**Exercise instructions:**
From the listing that follows, reproduce only the lines from the one holding "Output the LaTeX" through the one holding "(ylab) at (45,176)", both included, with no pictures.

**Data shown:**
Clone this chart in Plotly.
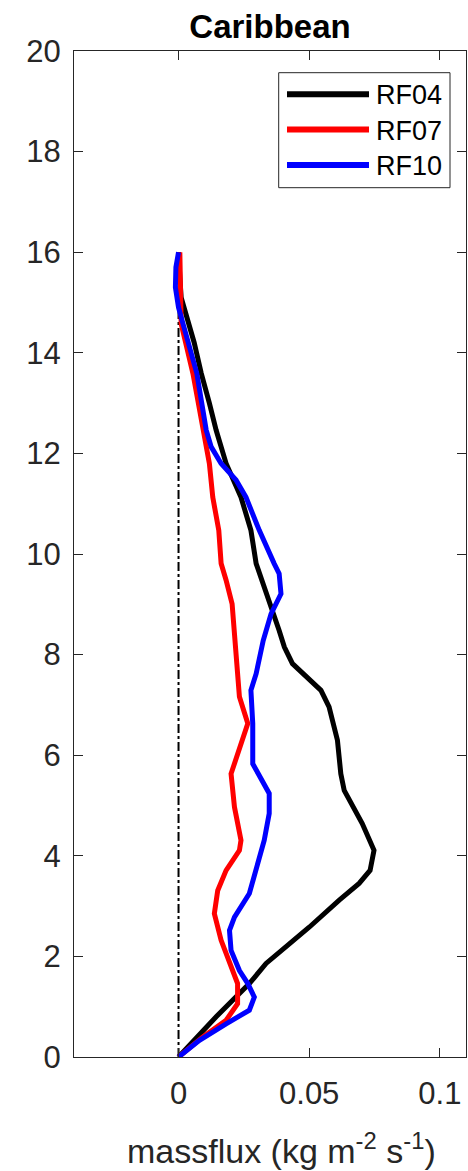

...

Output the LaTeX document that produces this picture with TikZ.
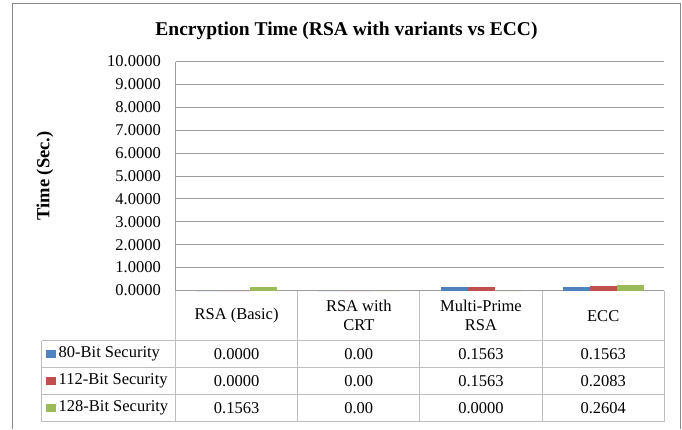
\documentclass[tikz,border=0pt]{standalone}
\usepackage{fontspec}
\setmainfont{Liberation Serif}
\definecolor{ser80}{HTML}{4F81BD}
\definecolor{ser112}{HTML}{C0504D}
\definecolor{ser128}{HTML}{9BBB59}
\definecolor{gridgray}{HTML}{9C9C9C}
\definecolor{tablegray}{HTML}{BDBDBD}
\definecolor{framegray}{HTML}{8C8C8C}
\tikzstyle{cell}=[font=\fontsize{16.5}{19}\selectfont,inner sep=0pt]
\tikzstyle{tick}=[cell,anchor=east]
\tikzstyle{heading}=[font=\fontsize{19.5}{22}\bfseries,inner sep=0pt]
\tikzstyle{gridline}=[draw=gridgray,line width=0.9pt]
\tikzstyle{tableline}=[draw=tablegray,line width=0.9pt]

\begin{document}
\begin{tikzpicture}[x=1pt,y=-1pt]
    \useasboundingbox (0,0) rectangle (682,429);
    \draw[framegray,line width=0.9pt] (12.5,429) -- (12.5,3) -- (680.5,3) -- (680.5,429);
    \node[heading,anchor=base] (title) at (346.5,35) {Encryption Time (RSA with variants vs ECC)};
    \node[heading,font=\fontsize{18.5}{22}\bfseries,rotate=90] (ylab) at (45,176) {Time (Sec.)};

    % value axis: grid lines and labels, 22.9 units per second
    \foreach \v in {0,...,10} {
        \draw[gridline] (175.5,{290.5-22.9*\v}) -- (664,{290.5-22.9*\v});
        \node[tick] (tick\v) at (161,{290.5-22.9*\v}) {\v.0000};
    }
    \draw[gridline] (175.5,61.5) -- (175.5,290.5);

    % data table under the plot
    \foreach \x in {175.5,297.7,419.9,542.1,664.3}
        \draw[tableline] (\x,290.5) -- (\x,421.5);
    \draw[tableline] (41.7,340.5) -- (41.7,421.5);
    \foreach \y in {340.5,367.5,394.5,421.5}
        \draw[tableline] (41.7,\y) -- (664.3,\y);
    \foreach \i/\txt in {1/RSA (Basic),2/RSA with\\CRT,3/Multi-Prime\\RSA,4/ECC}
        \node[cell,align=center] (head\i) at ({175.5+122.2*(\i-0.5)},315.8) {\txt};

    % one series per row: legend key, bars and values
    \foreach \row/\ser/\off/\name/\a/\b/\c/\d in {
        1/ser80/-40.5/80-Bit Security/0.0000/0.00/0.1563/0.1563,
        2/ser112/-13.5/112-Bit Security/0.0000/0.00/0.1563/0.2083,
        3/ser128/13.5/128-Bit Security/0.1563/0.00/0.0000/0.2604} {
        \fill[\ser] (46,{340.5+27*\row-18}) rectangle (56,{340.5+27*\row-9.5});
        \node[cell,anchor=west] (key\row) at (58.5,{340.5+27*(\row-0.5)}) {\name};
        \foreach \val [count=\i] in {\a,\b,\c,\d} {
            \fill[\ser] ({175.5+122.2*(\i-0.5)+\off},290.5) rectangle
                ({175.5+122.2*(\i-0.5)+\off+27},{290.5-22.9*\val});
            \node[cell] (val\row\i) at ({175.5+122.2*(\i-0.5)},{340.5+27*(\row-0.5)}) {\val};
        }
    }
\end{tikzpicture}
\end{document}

**Solved problem:**
Output the LaTeX document that produces this picture with TikZ.
\documentclass[tikz,border=0pt]{standalone}
\usepackage{fontspec}
\setmainfont{Liberation Serif}
\definecolor{ser80}{HTML}{4F81BD}
\definecolor{ser112}{HTML}{C0504D}
\definecolor{ser128}{HTML}{9BBB59}
\definecolor{gridgray}{HTML}{9C9C9C}
\definecolor{tablegray}{HTML}{BDBDBD}
\definecolor{framegray}{HTML}{8C8C8C}
\tikzstyle{cell}=[font=\fontsize{16.5}{19}\selectfont,inner sep=0pt]
\tikzstyle{tick}=[cell,anchor=east]
\tikzstyle{heading}=[font=\fontsize{19.5}{22}\bfseries,inner sep=0pt]
\tikzstyle{gridline}=[draw=gridgray,line width=0.9pt]
\tikzstyle{tableline}=[draw=tablegray,line width=0.9pt]

\begin{document}
\begin{tikzpicture}[x=1pt,y=-1pt]
    \useasboundingbox (0,0) rectangle (682,429);
    \draw[framegray,line width=0.9pt] (12.5,429) -- (12.5,3) -- (680.5,3) -- (680.5,429);
    \node[heading,anchor=base] (title) at (346.5,35) {Encryption Time (RSA with variants vs ECC)};
    \node[heading,font=\fontsize{18.5}{22}\bfseries,rotate=90] (ylab) at (45,176) {Time (Sec.)};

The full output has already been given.